Adult education is usually understood in terms of strengthening learners’ autonomy and freedom, certainly on a personal level, but it is also one of the ways in which we develop our relationship with work and become active as citizens. And there is no possibility of promoting social justice without special attention being paid to the rights of women and gender equality. It is one of our main obligations towards human rights.

At the collective level, for shared action it is necessary to understand the role of adult education. It must be thought of and practised as a public project and defended as a global common good. And that is why we cannot remain indifferent to the daily attacks that reduce the participation rights of women in many regions of the world.

A transformative and emancipatory vision has to reach far beyond the lifelong learning ideology that took over the field of adult education. As early as 1999, in his book Powers of Freedom: Reframing Political Thought, Nikolas Rose warned of the consequences of this ideology:

The new citizen is required to engage in a ceaseless work of training and retraining, skilling and reskilling, enhancement of credentials and preparation for a life of incessant job seeking: life is to become a continuous economic capitalization of the self.

Today, adult education needs to be rethought with boldness and audacity. Why? There are five main reasons:

Intergenerational. Because we are living a silent demographic revolution, with an expected increase over the next few decades in life expectancy to 100 years and over, which changes everything in the way adults’ lives are organized and in the intergenerational dynamics of education and adult education.

Interdependency. Because we are experiencing a brutal crisis due to climate change. We need to understand that our lives are interdependent, not just with each other but also with the planet. Adult education must contribute to a new humanism that encompasses more than what is human.

Interconnection. Because we are facing a different world, largely thanks to digitalization, which changes the processes of interconnection and forces us also to think about adult education from the new right of digital access as a necessary condition for social participation.

Intermittency. Because work is changing, profoundly, and adult education cannot be thought of only from the perspective of recycling (a horrible word) but of a new relationship with work, especially in the face of automation processes, thereby building new intermittencies between spaces and times of work and leisure.

Intercultural. Because migrations and mobilities are profoundly transforming our societies – thankfully, from an intercultural perspective – and adult education must contribute to reinforcing new identities and cross-cultures.

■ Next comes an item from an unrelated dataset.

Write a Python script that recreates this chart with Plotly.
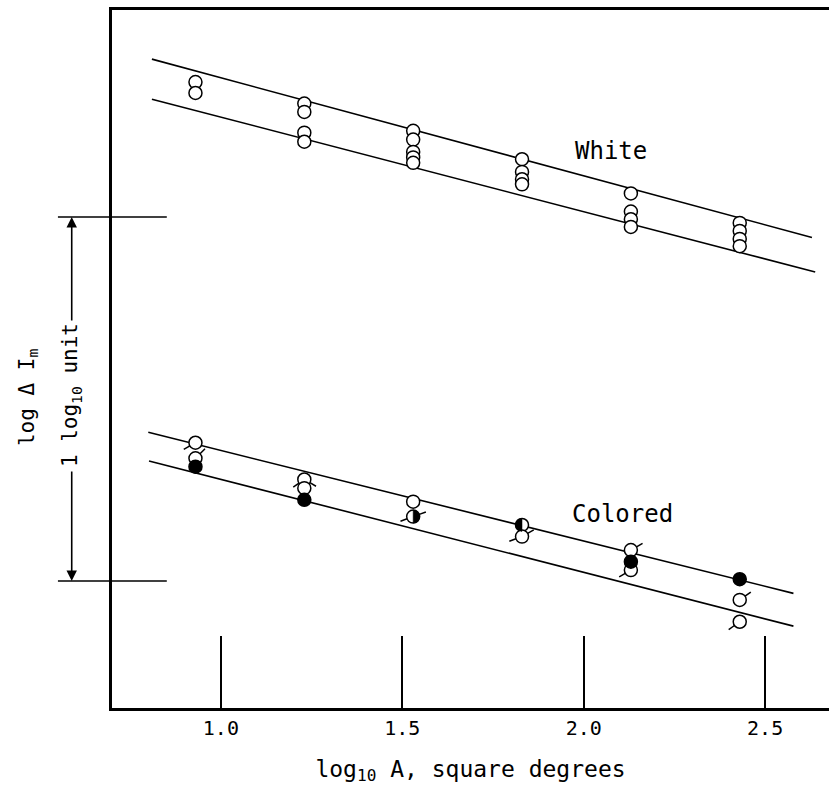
import math
import plotly.graph_objects as go

# ---- data -------------------------------------------------------------
# log10 of the test-field area (square degrees)
tick_vals = [1.0, 1.5, 2.0, 2.5]
tick_text = ["1.0", "1.5", "2.0", "2.5"]

# White light: log increment threshold, one value per observer/session
white_x = [0.93, 0.93,
           1.23, 1.23, 1.23, 1.23,
           1.53, 1.53, 1.53, 1.53, 1.53,
           1.83, 1.83, 1.83, 1.83,
           2.13, 2.13, 2.13, 2.13,
           2.43, 2.43, 2.43, 2.43]
white_y = [1.371, 1.341,
           1.312, 1.289, 1.232, 1.207,
           1.237, 1.213, 1.179, 1.164, 1.149,
           1.159, 1.124, 1.104, 1.090,
           1.065, 1.015, 0.994, 0.973,
           0.984, 0.962, 0.940, 0.920]

# Coloured light
colored_x = [0.93, 0.93, 0.93,
             1.23, 1.23, 1.23,
             1.53, 1.53,
             1.83, 1.83,
             2.13, 2.13, 2.13,
             2.43, 2.43, 2.43]
colored_y = [0.380, 0.337, 0.314,
             0.279, 0.255, 0.223,
             0.218, 0.177,
             0.154, 0.122,
             0.085, 0.053, 0.030,
             0.005, -0.052, -0.112]
# symbol fill: open, solid, or half filled (left / right)
colored_fill = ["open", "open", "solid",
                "open", "open", "solid",
                "open", "right",
                "left", "open",
                "open", "solid", "open",
                "solid", "open", "open"]
# directions (degrees) of the small pips attached to some symbols
colored_pips = [[210], [45], [],
                [215, 330], [], [],
                [], [200, 20],
                [], [200, 30],
                [30], [], [210],
                [], [35], [215]]

# Fitted straight lines (two bounding lines per condition)
white_upper_x = [0.81, 2.629]
white_upper_y = [1.434, 0.944]
white_lower_x = [0.81, 2.638]
white_lower_y = [1.324, 0.849]
colored_upper_x = [0.800, 2.578]
colored_upper_y = [0.4085, -0.034]
colored_lower_x = [0.802, 2.578]
colored_lower_y = [0.330, -0.124]

# ---- layout geometry ------------------------------------------------
W, H = 829, 788
ML, MR, MT, MB = 112, 0, 10, 80
x_range = [0.70, 2.676]
y_range = [-0.349, 1.569]
plot_w = W - ML - MR
px_per_unit = plot_w / (x_range[1] - x_range[0])

FONT = "DejaVu Sans Mono"
MARKER_SIZE = 13
r_data = (MARKER_SIZE / 2) / px_per_unit
pip_len = 7 / px_per_unit


def xp(v):
    return (v - x_range[0]) / (x_range[1] - x_range[0])


def yp(v):
    return (v - y_range[0]) / (y_range[1] - y_range[0])


fig = go.Figure()

line_style = dict(color="black", width=1.6)
for lx, ly in [(white_upper_x, white_upper_y), (white_lower_x, white_lower_y),
               (colored_upper_x, colored_upper_y), (colored_lower_x, colored_lower_y)]:
    fig.add_trace(go.Scatter(x=lx, y=ly, mode="lines", line=line_style,
                             hoverinfo="skip", showlegend=False))

open_marker = dict(symbol="circle", size=MARKER_SIZE, color="white",
                   line=dict(color="black", width=1.5))
solid_marker = dict(symbol="circle", size=MARKER_SIZE, color="black",
                    line=dict(color="black", width=1.5))

# white-light symbols
fig.add_trace(go.Scatter(x=white_x, y=white_y, mode="markers",
                         marker=open_marker, showlegend=False))

# pips on coloured symbols
pip_x, pip_y = [], []
for cx, cy, angs in zip(colored_x, colored_y, colored_pips):
    for a in angs:
        t = math.radians(a)
        pip_x += [cx + r_data * math.cos(t), cx + (r_data + pip_len) * math.cos(t), None]
        pip_y += [cy + r_data * math.sin(t), cy + (r_data + pip_len) * math.sin(t), None]
fig.add_trace(go.Scatter(x=pip_x, y=pip_y, mode="lines",
                         line=dict(color="black", width=1.5),
                         hoverinfo="skip", showlegend=False))

# coloured symbols: open (incl. half filled) then solid
ox = [x for x, f in zip(colored_x, colored_fill) if f != "solid"]
oy = [y for y, f in zip(colored_y, colored_fill) if f != "solid"]
sx = [x for x, f in zip(colored_x, colored_fill) if f == "solid"]
sy = [y for y, f in zip(colored_y, colored_fill) if f == "solid"]
fig.add_trace(go.Scatter(x=ox, y=oy, mode="markers", marker=open_marker, showlegend=False))
fig.add_trace(go.Scatter(x=sx, y=sy, mode="markers", marker=solid_marker, showlegend=False))

# half-filled symbols as filled semicircles
for cx, cy, f in zip(colored_x, colored_y, colored_fill):
    if f not in ("left", "right"):
        continue
    start = -90 if f == "right" else 90
    angs = [math.radians(start + k * 180 / 24) for k in range(25)]
    hx = [cx + r_data * math.cos(a) for a in angs]
    hy = [cy + r_data * math.sin(a) for a in angs]
    fig.add_trace(go.Scatter(x=hx + [hx[0]], y=hy + [hy[0]], mode="lines",
                             fill="toself", fillcolor="black",
                             line=dict(color="black", width=0.5),
                             hoverinfo="skip", showlegend=False))

# ---- scale bar on the left: one log10 unit -------------------------
bar_x0, bar_x1 = 0.551, 0.851
bar_mid = 0.589
shapes = []
for v in (0.0, 1.0):
    shapes.append(dict(type="line", xref="paper", yref="paper",
                       x0=xp(bar_x0), x1=xp(bar_x1), y0=yp(v), y1=yp(v),
                       line=dict(color="black", width=1.6)))

annotations = [
    dict(xref="paper", yref="paper", x=xp(bar_mid), y=yp(1.0), ax=0, ay=105,
         text="", showarrow=True, arrowhead=2, arrowsize=1.3, arrowwidth=1.6,
         arrowcolor="black"),
    dict(xref="paper", yref="paper", x=xp(bar_mid), y=yp(0.0), ax=0, ay=-111,
         text="", showarrow=True, arrowhead=2, arrowsize=1.3, arrowwidth=1.6,
         arrowcolor="black"),
    dict(xref="paper", yref="paper", x=xp(bar_mid), y=yp(0.51),
         text="1 log<sub>10</sub> unit", textangle=-90, showarrow=False,
         font=dict(family=FONT, size=21, color="black"),
         xanchor="center", yanchor="middle"),
    dict(xref="paper", yref="paper", x=xp(0.468), y=yp(0.505),
         text="log \u0394 I<sub>m</sub>", textangle=-90, showarrow=False,
         font=dict(family=FONT, size=21, color="black"),
         xanchor="center", yanchor="middle"),
    dict(xref="x", yref="y", x=2.075, y=1.181, text="White", showarrow=False,
         font=dict(family=FONT, size=24, color="black"),
         xanchor="center", yanchor="middle"),
    dict(xref="x", yref="y", x=2.107, y=0.184, text="Colored", showarrow=False,
         font=dict(family=FONT, size=24, color="black"),
         xanchor="center", yanchor="middle"),
]

fig.update_layout(
    width=W, height=H,
    margin=dict(l=ML, r=MR, t=MT, b=MB),
    paper_bgcolor="white", plot_bgcolor="white",
    showlegend=False,
    shapes=shapes, annotations=annotations,
    xaxis=dict(range=x_range, showgrid=False, zeroline=False,
               showline=True, linecolor="black", linewidth=3, mirror=True,
               ticks="inside", ticklen=72, tickwidth=1.5, tickcolor="black",
               tickvals=tick_vals, ticktext=tick_text,
               tickfont=dict(family=FONT, size=20, color="black"),
               title=dict(text="log<sub>10</sub> A, square degrees",
                          font=dict(family=FONT, size=23, color="black"),
                          standoff=22)),
    yaxis=dict(range=y_range, showgrid=False, zeroline=False,
               showline=True, linecolor="black", linewidth=3,
               showticklabels=False, ticks=""),
)

fig.write_html("out.html")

In other words, we are facing deep transformation processes, and adult education needs to be rethought and reimagined, freeing it from narrowly conceived notions of lifelong learning. A reductive and limited view of adult education is no longer enough for us. We need open, bold and creative thinking. Let us talk about ‘education’, and not only about ‘learning’. Let us talk about ‘adult education’, and not only about ‘lifelong learning’, never forgetting the inclusion of adult education in the life cycle as a whole.

We need a new generation of thinking about adult education that draws its inspiration from the roots of emancipation and social justice, to promote ideas and practices that allow us to face the great challenges of our time.

Among them, gender equality is one of the most important and decisive, as there will be no social justice without strengthening the participation of women on all levels, and without everyone having the right to preserve their gender identities and orientations.

The world is facing societal challenges of an unknown dimension ­in terms of globalization, health, climate change, threats to peace and the fight against inequalities. We need, more than ever, an adult education committed to fulfilling its obligations towards human rights.

António Sampaio da Nóvoa holds a PhD in Educational Sciences from the University of Geneva and a PhD in Modern and Contemporary History from the University of Paris IV-Sorbonne. From 2018-2022, he served as Permanent Representative of Portugal to UNESCO.